Copy out every line of the records where the string "this" occurs.

### Exercise input
====
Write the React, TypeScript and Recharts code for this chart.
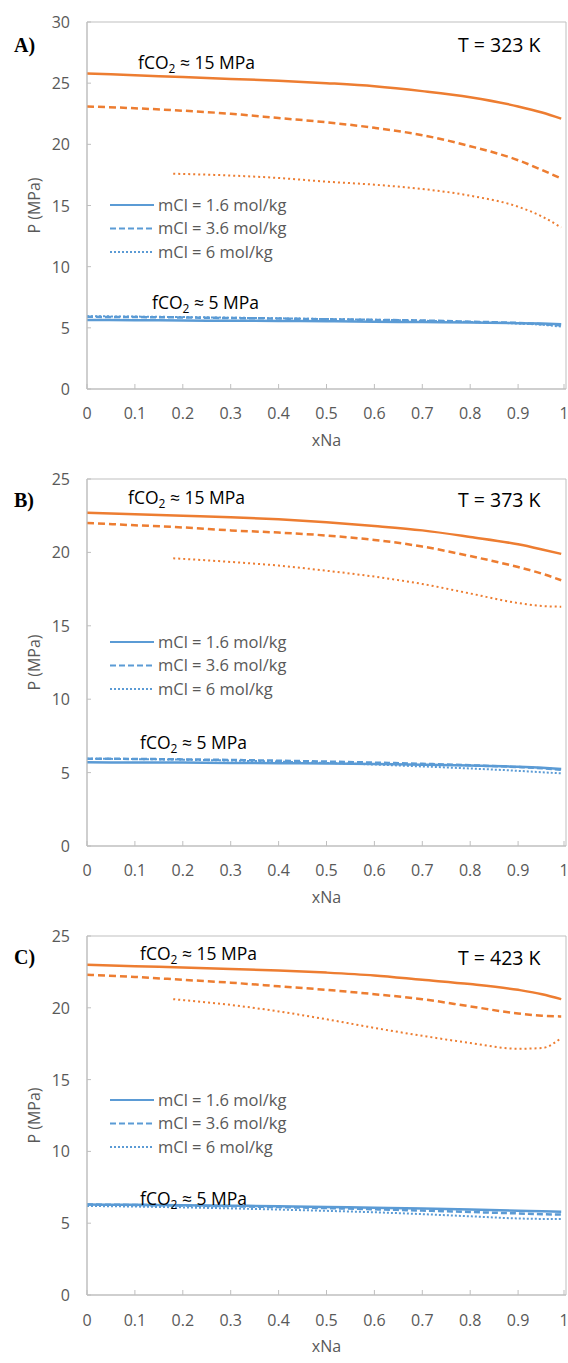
import React from 'react';
import { LineChart, Line, XAxis, YAxis, ReferenceArea } from 'recharts';

const ORANGE = '#ED7D31';
const BLUE = '#5B9BD5';
const GREY = '#595959';
const FONT = '"Open Sans", sans-serif';

// x positions (mole fraction of Na)
const xFull = [0, 0.1, 0.2, 0.3, 0.4, 0.5, 0.6, 0.7, 0.8, 0.9, 0.95, 0.99];
const xPart = [0.18, 0.3, 0.4, 0.5, 0.6, 0.7, 0.8, 0.9, 0.95, 0.99];
const xTicks = [0, 0.1, 0.2, 0.3, 0.4, 0.5, 0.6, 0.7, 0.8, 0.9, 1];

// Panel A, T = 323 K
const a15Solid = [25.8, 25.65, 25.5, 25.35, 25.2, 25.0, 24.75, 24.35, 23.85, 23.1, 22.6, 22.1];
const a15Dash = [23.1, 22.95, 22.75, 22.5, 22.15, 21.8, 21.35, 20.75, 19.85, 18.7, 17.9, 17.2];
const a15Dot = [17.6, 17.45, 17.25, 16.95, 16.7, 16.35, 15.8, 14.9, 14.1, 13.2];
const a5Solid = [5.65, 5.63, 5.6, 5.58, 5.56, 5.54, 5.5, 5.47, 5.43, 5.38, 5.35, 5.3];
const a5Dash = [5.9, 5.88, 5.85, 5.8, 5.76, 5.7, 5.65, 5.6, 5.5, 5.4, 5.3, 5.2];
const a5Dot = [5.95, 5.92, 5.88, 5.83, 5.78, 5.72, 5.66, 5.58, 5.48, 5.35, 5.25, 5.1];

// Panel B, T = 373 K
const b15Solid = [22.7, 22.6, 22.5, 22.4, 22.25, 22.05, 21.8, 21.5, 21.05, 20.55, 20.2, 19.9];
const b15Dash = [22.0, 21.85, 21.7, 21.5, 21.35, 21.15, 20.85, 20.4, 19.75, 19.0, 18.55, 18.1];
const b15Dot = [19.6, 19.35, 19.1, 18.75, 18.35, 17.85, 17.2, 16.55, 16.35, 16.3];
const b5Solid = [5.7, 5.69, 5.68, 5.66, 5.64, 5.62, 5.58, 5.54, 5.48, 5.4, 5.33, 5.25];
const b5Dash = [5.95, 5.93, 5.9, 5.86, 5.81, 5.75, 5.68, 5.6, 5.5, 5.38, 5.3, 5.2];
const b5Dot = [5.95, 5.92, 5.88, 5.82, 5.75, 5.66, 5.55, 5.42, 5.28, 5.12, 5.02, 4.95];

// Panel C, T = 423 K
const c15Solid = [23.0, 22.9, 22.8, 22.7, 22.6, 22.45, 22.25, 21.95, 21.65, 21.25, 20.95, 20.6];
const c15Dash = [22.3, 22.15, 21.95, 21.75, 21.5, 21.25, 20.95, 20.6, 20.1, 19.6, 19.45, 19.4];
const c15Dot = [20.6, 20.2, 19.75, 19.2, 18.6, 18.05, 17.55, 17.15, 17.2, 17.9];
const c5Solid = [6.3, 6.28, 6.25, 6.22, 6.18, 6.13, 6.08, 6.02, 5.95, 5.87, 5.83, 5.8];
const c5Dash = [6.3, 6.27, 6.23, 6.18, 6.12, 6.05, 5.97, 5.88, 5.78, 5.68, 5.63, 5.6];
const c5Dot = [6.2, 6.16, 6.1, 6.03, 5.95, 5.86, 5.76, 5.63, 5.48, 5.33, 5.3, 5.3];

const legendLabels = ['mCl = 1.6 mol/kg', 'mCl = 3.6 mol/kg', 'mCl = 6 mol/kg'];

const toPoints = (xs: number[], ys: number[]) => xs.map((x, i) => ({ x, y: ys[i] }));

const W = 568;
const X_AXIS_H = 68;
const Y_AXIS_W = 87;
const DASHES = [undefined, '6 3', '2 2'];

type Pos = { x: number; y: number };

type PanelProps = {
  tag: string;
  temp: string;
  height: number;
  yMax: number;
  yTicks: number[];
  series: { xs: number[]; ys: number[]; color: string; width: number; dash?: string }[];
  tagPos: Pos;
  tempPos: Pos;
  hiPos: Pos;
  loPos: Pos;
  legendTop: number;
  tickGap: number;
};

const LegendBox = ({ top }: { top: number }) => (
  <svg width={260} height={75} style={{ position: 'absolute', left: 110, top: top - 10, overflow: 'visible' }}>
    {legendLabels.map((label, i) => (
      <g key={label}>
        <line x1={0} x2={44} y1={10 + i * 23.5} y2={10 + i * 23.5} stroke={BLUE} strokeWidth={2} strokeDasharray={DASHES[i]} />
        <text x={48} y={15.8 + i * 23.5} fontSize={16.5} fill={GREY} fontFamily={FONT}>
          {label}
        </text>
      </g>
    ))}
  </svg>
);

const Fco2 = ({ p, v }: { p: Pos; v: string }) => (
  <div style={{ position: 'absolute', left: p.x, top: p.y - 12, fontSize: 17.5, fontFamily: FONT, color: '#000', whiteSpace: 'nowrap', lineHeight: '24px' }}>
    fCO<sub style={{ fontSize: 12, verticalAlign: -4 }}>2</sub> ≈ {v} MPa
  </div>
);

const Panel = (p: PanelProps) => {
  const plotBottom = p.height - X_AXIS_H;
  const XTick = (props: any) => {
    const { x, payload } = props;
    return (
      <g>
        <line x1={x} x2={x} y1={plotBottom} y2={plotBottom - 5} stroke="#bfbfbf" />
        <text x={x} y={plotBottom + p.tickGap + 6} textAnchor="middle" fontSize={16} fill={GREY} fontFamily={FONT}>
          {payload.value}
        </text>
      </g>
    );
  };
  const YTick = (props: any) => {
    const { y, payload } = props;
    return (
      <g>
        <line x1={Y_AXIS_W} x2={Y_AXIS_W + 4} y1={y} y2={y} stroke="#bfbfbf" />
        <text x={Y_AXIS_W - 17} y={y + 6} textAnchor="end" fontSize={16} fill={GREY} fontFamily={FONT}>
          {payload.value}
        </text>
      </g>
    );
  };
  return (
    <div style={{ position: 'relative', width: W, height: p.height }}>
      <LineChart width={W} height={p.height} margin={{ top: 22, right: 2, bottom: 0, left: 0 }}>
        <XAxis
          type="number"
          dataKey="x"
          domain={[0, 1]}
          ticks={xTicks}
          height={X_AXIS_H}
          tickLine={false}
          tickSize={0}
          tick={XTick}
          stroke="#bfbfbf"
          allowDuplicatedCategory={false}
          label={{ value: 'xNa', position: 'insideBottom', offset: p.height - plotBottom - 57, fill: GREY, fontSize: 16, fontFamily: FONT }}
        />
        <YAxis
          type="number"
          dataKey="y"
          domain={[0, p.yMax]}
          ticks={p.yTicks}
          width={Y_AXIS_W}
          tickLine={false}
          axisLine={{ stroke: '#bfbfbf' }}
          tick={YTick}
          label={{ value: 'P (MPa)', angle: -90, position: 'insideLeft', offset: 34, fill: GREY, fontSize: 16, fontFamily: FONT, style: { textAnchor: 'middle' } }}
        />
        <ReferenceArea x1={0} x2={1} y1={0} y2={p.yMax} fill="none" stroke="#bfbfbf" strokeWidth={1} ifOverflow="visible" />
        {p.series.map((s, i) => (
          <Line
            key={i}
            data={toPoints(s.xs, s.ys)}
            dataKey="y"
            type="monotone"
            stroke={s.color}
            strokeWidth={s.width}
            strokeDasharray={s.dash}
            dot={false}
            isAnimationActive={false}
          />
        ))}
      </LineChart>
      <LegendBox top={p.legendTop} />
      <div style={{ position: 'absolute', left: p.tagPos.x, top: p.tagPos.y - 12, fontFamily: '"Liberation Serif", serif', fontWeight: 'bold', fontSize: 20, lineHeight: '24px' }}>
        {p.tag}
      </div>
      <div style={{ position: 'absolute', left: p.tempPos.x, top: p.tempPos.y - 13, fontFamily: FONT, fontSize: 19.5, lineHeight: '26px', whiteSpace: 'nowrap' }}>
        {p.temp}
      </div>
      <Fco2 p={p.hiPos} v="15" />
      <Fco2 p={p.loPos} v="5" />
    </div>
  );
};

const mkSeries = (s15: number[], d15: number[], o15: number[], s5: number[], d5: number[], o5: number[]) => [
  { xs: xFull, ys: s15, color: ORANGE, width: 2.5 },
  { xs: xFull, ys: d15, color: ORANGE, width: 2.5, dash: '7 4' },
  { xs: xPart, ys: o15, color: ORANGE, width: 2, dash: '2 3' },
  { xs: xFull, ys: s5, color: BLUE, width: 2.5 },
  { xs: xFull, ys: d5, color: BLUE, width: 2.5, dash: '6 3' },
  { xs: xFull, ys: o5, color: BLUE, width: 2, dash: '2 2' },
];

export default function App() {
  return (
    <div style={{ position: 'absolute', left: 0, top: 0, width: W, background: '#fff' }}>
      <Panel
        tag="A)"
        temp="T = 323 K"
        height={457}
        yMax={30}
        yTicks={[0, 5, 10, 15, 20, 25, 30]}
        series={mkSeries(a15Solid, a15Dash, a15Dot, a5Solid, a5Dash, a5Dot)}
        tagPos={{ x: 14, y: 45 }}
        tempPos={{ x: 458, y: 45 }}
        hiPos={{ x: 138, y: 62 }}
        loPos={{ x: 152, y: 302 }}
        legendTop={205}
        tickGap={24}
      />
      <Panel
        tag="B)"
        temp="T = 373 K"
        height={457}
        yMax={25}
        yTicks={[0, 5, 10, 15, 20, 25]}
        series={mkSeries(b15Solid, b15Dash, b15Dot, b5Solid, b5Dash, b5Dot)}
        tagPos={{ x: 14, y: 43 }}
        tempPos={{ x: 458, y: 43 }}
        hiPos={{ x: 128, y: 40 }}
        loPos={{ x: 140, y: 285 }}
        legendTop={185}
        tickGap={24}
      />
      <Panel
        tag="C)"
        temp="T = 423 K"
        height={449}
        yMax={25}
        yTicks={[0, 5, 10, 15, 20, 25]}
        series={mkSeries(c15Solid, c15Dash, c15Dot, c5Solid, c5Dash, c5Dot)}
        tagPos={{ x: 14, y: 43 }}
        tempPos={{ x: 458, y: 44 }}
        hiPos={{ x: 140, y: 39 }}
        loPos={{ x: 140, y: 284 }}
        legendTop={186}
        tickGap={25}
      />
    </div>
  );
}
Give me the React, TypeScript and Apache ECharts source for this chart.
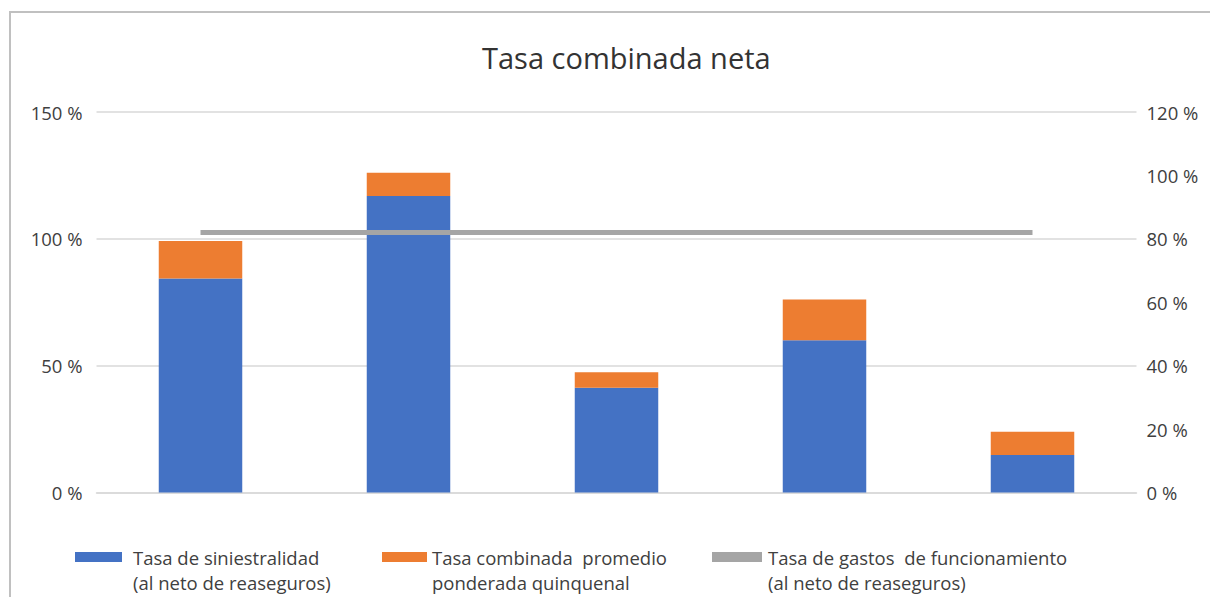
import React, { useEffect, useRef } from "react";
import * as echarts from "echarts";

// Five lines of business (unlabelled on the chart)
const categories = ["1", "2", "3", "4", "5"];
// Loss ratio, net of reinsurance (left axis, %)
const siniestralidad = [84.4, 116.9, 41.3, 60.0, 14.8];
// Additional share up to the five-year weighted combined ratio (left axis, %)
const combinadaPromedio = [14.7, 9.2, 6.1, 16.1, 9.1];
// Operating expense ratio, net of reinsurance (right axis, %)
const gastosFuncionamiento = [82, 82, 82, 82, 82];

const leftTicks = { min: 0, max: 150, interval: 50 };
const rightTicks = { min: 0, max: 120, interval: 20 };

const seriesNames = [
  "Tasa de siniestralidad (al neto de reaseguros)",
  "Tasa combinada promedio ponderada quinquenal",
  "Tasa de gastos de funcionamiento (al neto de reaseguros)",
];
// Two-line legend labels; the leading break keeps the first line level with the swatch
const legendLabels = [
  "\nTasa de siniestralidad\n(al neto de reaseguros)",
  "\nTasa combinada  promedio\nponderada quinquenal",
  "\nTasa de gastos  de funcionamiento\n(al neto de reaseguros)",
];

const FONT = "'Open Sans', 'Noto Sans', sans-serif";
const TEXT = "#404040";
const GRID = "#d9d9d9";
const COLORS = ["#4472C4", "#ED7D31", "#A5A5A5"];

export default function App() {
  const ref = useRef<HTMLDivElement>(null);

  useEffect(() => {
    if (!ref.current) return;
    const chart = echarts.init(ref.current, undefined, { renderer: "svg" });

    const legendAt = (i: number, left: number, width: number, gap: number) => ({
      data: [seriesNames[i]],
      left,
      top: 514.5,
      orient: "horizontal",
      icon: "rect",
      itemWidth: width,
      itemHeight: 10,
      padding: 5,
      selectedMode: false,
      formatter: () => legendLabels[i],
      textStyle: {
        fontFamily: FONT,
        fontSize: 18.5,
        color: TEXT,
        lineHeight: 25,
        padding: [0, 0, 0, gap],
      },
    });

    chart.setOption({
      animation: false,
      backgroundColor: "#ffffff",
      color: COLORS,
      title: {
        text: "Tasa combinada neta",
        left: 477,
        top: 37.5,
        textStyle: {
          fontFamily: FONT,
          fontSize: 29,
          fontWeight: "normal",
          color: "#333333",
        },
      },
      graphic: [
        {
          type: "polyline",
          shape: { points: [[10, 597], [10, 12], [1210, 12]] },
          style: { stroke: "#c0c0c0", lineWidth: 2, fill: "none" },
          silent: true,
        },
      ],
      legend: [
        legendAt(0, 70, 47, 6),
        legendAt(1, 377, 45, 0),
        legendAt(2, 707, 50, 1),
      ],
      grid: { left: 96.5, right: 73.5, top: 112, bottom: 104.5 },
      xAxis: {
        type: "category",
        data: categories,
        axisLine: { show: true, lineStyle: { color: GRID, width: 1.5 } },
        axisTick: { show: false },
        axisLabel: { show: false },
      },
      yAxis: [
        {
          type: "value",
          ...leftTicks,
          axisLine: { show: false },
          axisTick: { show: false },
          splitLine: { show: true, lineStyle: { color: GRID, width: 1.5 } },
          axisLabel: {
            formatter: "{value} %",
            fontFamily: FONT,
            fontSize: 18.5,
            color: TEXT,
            margin: 14,
          },
        },
        {
          type: "value",
          ...rightTicks,
          position: "right",
          axisLine: { show: false },
          axisTick: { show: false },
          splitLine: { show: false },
          axisLabel: {
            formatter: "{value} %",
            fontFamily: FONT,
            fontSize: 18.5,
            color: TEXT,
            margin: 10,
          },
        },
      ],
      series: [
        {
          name: seriesNames[0],
          type: "bar",
          stack: "total",
          barWidth: 83.5,
          data: siniestralidad,
          itemStyle: { color: COLORS[0] },
        },
        {
          name: seriesNames[1],
          type: "bar",
          stack: "total",
          barWidth: 83.5,
          data: combinadaPromedio,
          itemStyle: { color: COLORS[1] },
        },
        {
          name: seriesNames[2],
          type: "line",
          yAxisIndex: 1,
          data: gastosFuncionamiento,
          showSymbol: false,
          symbol: "none",
          lineStyle: { color: COLORS[2], width: 5 },
          itemStyle: { color: COLORS[2] },
        },
      ],
    });

    return () => chart.dispose();
  }, []);

  return (
    <div
      ref={ref}
      style={{ position: "fixed", left: 0, top: 0, width: 1210, height: 597 }}
    />
  );
}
====
### Finished answer
Write the React, TypeScript and Recharts code for this chart.
Give me the React, TypeScript and Apache ECharts source for this chart.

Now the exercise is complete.